The Iran-Israel conflict has followed this pattern closely, pushing crude higher and keeping global markets volatile. India hasn't been immune. The BSE Sensex was near 83,347 in late February 2026 and has fallen to around 76,000 by late May 2026, a move driven partly by geopolitical tension, higher oil, and global inflation concerns.

The sector impact isn't uniform, though. Energy companies benefit from higher oil. Defence stocks attract attention. Airlines and logistics absorb the cost hit.

The Trader's Framework: Four Questions That Cut Through the Noise

Professional traders don't ask, "Is this news good or bad?" They ask four specific questions.

1. Was It a Surprise?

Markets react strongest to surprises.
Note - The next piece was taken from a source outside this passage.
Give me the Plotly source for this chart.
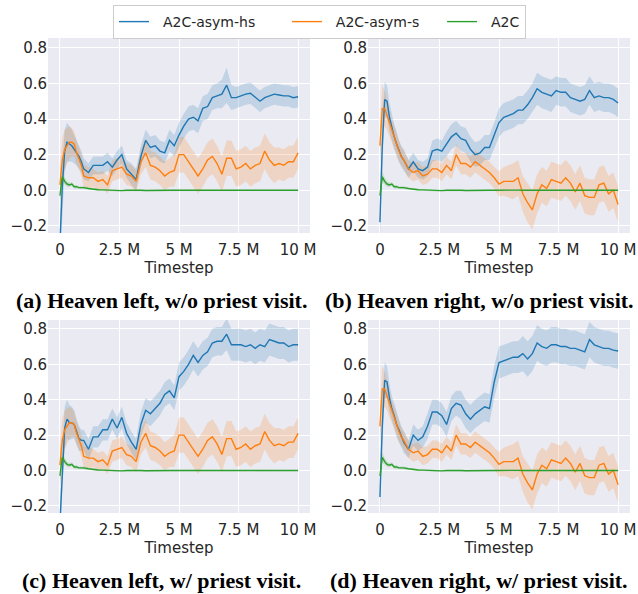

If inflation rises exactly in line with forecasts, the reaction is muted. If it spikes far above estimates, volatility follows immediately. The magnitude of the surprise matters more than the direction of the headline.

2. Does It Change the Earnings Outlook?

Every piece of news gets filtered through one question: does this help or hurt future profits? Rising raw material costs hurt manufacturers. Strong consumer spending data lifts retail. A rate cut supports capex-heavy industries. The market is always reacting to the expected impact, not the event itself.

3. What Mood Is the Market In?

The same headline produces completely different reactions depending on investor sentiment. During bull markets, weak data gets shrugged off. During fearful periods, even neutral news can trigger sharp selling. Context shapes interpretation, always.

4. What Are Other Markets Saying?

Experienced traders never look at stocks in isolation. Rising bond yields signal inflation concerns. A stronger dollar pressures emerging markets. Falling oil usually indicates demand weakness. Gold rising sharply often means investors are seeking safety. These cross-market signals tell you what investors are actually worried about — often before stocks reflect it.

Why Markets Sometimes Move Opposite to the Headline

This is where the "priced in" concept becomes essential.

If investors already expected bad news and positioned themselves defensively, the actual announcement may barely move markets or even trigger a relief rally ("It wasn't as bad as feared"). Conversely, even mildly disappointing news causes sharp drops if markets have grown overly optimistic.

The market is always reacting to the difference between reality and expectation, not reality alone. Understanding this makes moves that look irrational start looking very logical.

Sector Rotation: Not All Stocks React the Same

News Event Sectors That May Benefit Sectors That May Face Pressure
Rising oil prices Energy companies Airlines, logistics
Higher interest rates Banks (net interest margins) Real estate, technology
Strong consumer spending Retail, consumer discretionary
Weak economic growth Healthcare, utilities (defensive) Cyclicals, industrials
AI investment boom Semiconductors, tech infrastructure

Knowing which sectors move in which direction is half the battle when trading around major news events.

The Bottom Line

The stock market is an expectations machine. Prices don't reflect what's happening today, they reflect what investors collectively believe will happen tomorrow. News matters because it updates those beliefs, sometimes violently and within minutes.

For traders, the goal isn't to predict every market swing. It's to understand the relationship between information and expectations well enough that surprising reactions stop feeling random. Once you see that framework clearly, the market starts making a lot more sense, and a lot fewer of its moves catch you off guard.